I used to be normal putty user till 2011 (which is a shame). Then my friend introduced me to screen. At first I thought “OMG! What a mess! I would have to remember so many commands!”. But in less than a month I was a big fan of screen and had learned a lot more than necessary information about it. When you work in a company that gives you laptops as your primary workstation, your putty session dies off when you dock your laptop off or go to the next floor. So screen helped me maintain my session and made me less worried about saving work on the terminal. And it is so convenient, when I have long running tests or scripts, I just don’t bother waiting, switch to another window and keep working.

In fact today I can’t imagine working on the command line without a terminal multiplexer. Yes that is what screen is. In case you didn’t know. A little bit about multiplexer. A terminal multiplexer allows you to have multiple terminal connections inside the same terminal. Just like using different windows for different instances of the same application, a terminal multiplexer allows you to maintain multiple connections to the same box that you are connected to. And depending on your server admin’s settings there could be limits on the amount of memory your sessions could consume, like for me at my current firm, it is about a gig.

GNU’s screen is one such application that allows you to do that. Now you must be wondering “if I wanted to start a different window, why not just open another instance of Putty?” Well, those Putty windows are opened from your laptop/pc and as soon as you close them, your connection that was established would also terminate. Anything that you were working on would come to an end, either abruptly unless you closed your active tasks gracefully.

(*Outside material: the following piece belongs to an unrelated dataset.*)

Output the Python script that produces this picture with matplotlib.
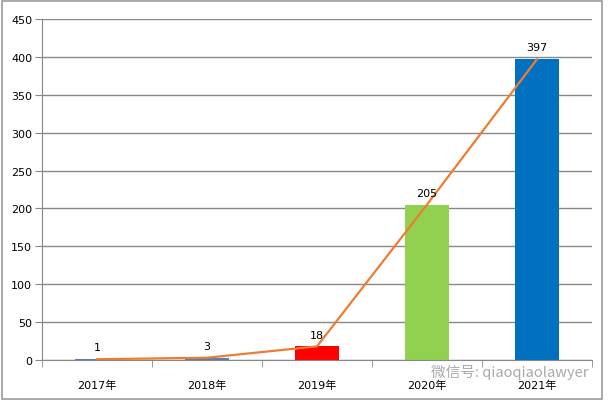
import matplotlib.pyplot as plt
from matplotlib.patches import Rectangle

plt.rcParams['font.family'] = ['DejaVu Sans', 'Noto Sans CJK SC']

# 数据
years = ['2017年', '2018年', '2019年', '2020年', '2021年']
counts = [1, 3, 18, 205, 397]
bar_colors = ['#4F81BD', '#4F81BD', '#FF0000', '#92D050', '#0070C0']

fig = plt.figure(figsize=(6.09, 4.02), dpi=100)
ax = fig.add_axes([0.069, 0.102, 0.903, 0.848])

x = list(range(len(years)))
ax.bar(x, counts, width=0.4, color=bar_colors, zorder=2)
ax.plot(x, counts, color='#ED7D31', linewidth=1.6, zorder=3)

# 数据标签
for xi, v in zip(x, counts):
    ax.text(xi, v + 9, str(v), ha='center', va='bottom', fontsize=8, color='black', zorder=4)

ax.set_xlim(-0.5, len(years) - 0.5)
ax.set_ylim(0, 450)
ax.set_yticks(range(0, 451, 50))
ax.grid(axis='y', color='#888888', linewidth=1, zorder=0)
ax.set_axisbelow(True)

# x轴刻度在类别边界
ax.set_xticks(x)
ax.set_xticklabels(years, fontsize=8)
ax.set_xticks([i - 0.5 for i in range(len(years) + 1)], minor=True)
ax.tick_params(axis='x', which='major', length=0, pad=14)
ax.tick_params(axis='x', which='minor', length=5, color='#888888', direction='out')
ax.tick_params(axis='y', length=5, color='#888888', labelsize=8, pad=2)

for side in ['top', 'right']:
    ax.spines[side].set_visible(False)
for side in ['left', 'bottom']:
    ax.spines[side].set_color('#888888')

# 水印
fig.text(0.707, 0.074, '微信号: qiaoqiaolawyer', fontsize=10.5, color='#9a9a9a',
         alpha=0.85, ha='left', va='center', family=['Noto Sans CJK SC', 'DejaVu Sans'])

# 外框
fig.patches.append(Rectangle((0.004, 0.005), 0.985, 0.99, transform=fig.transFigure,
                             fill=False, edgecolor='#999999', linewidth=1.2))

plt.savefig('out.png', dpi=100)
plt.close(fig)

Multiplexing from a terminal, actually runs an application on the server that you are connected to that gives you the ability to create new connection windows/terminals on the same box/server/host that you are connected to. And that application would remain running and save the status of activity on each virtual terminal for you until of course the server/host/box or what ever you call it, is switched off. That means, even if you accidentally closed your Putty or whatever terminal emulator you were using, your sessions would be saved by the application called terminal multiplexer on the server, which you would re-connect to any time later. Pretty cool huh? Cool if you actually understood what I meant.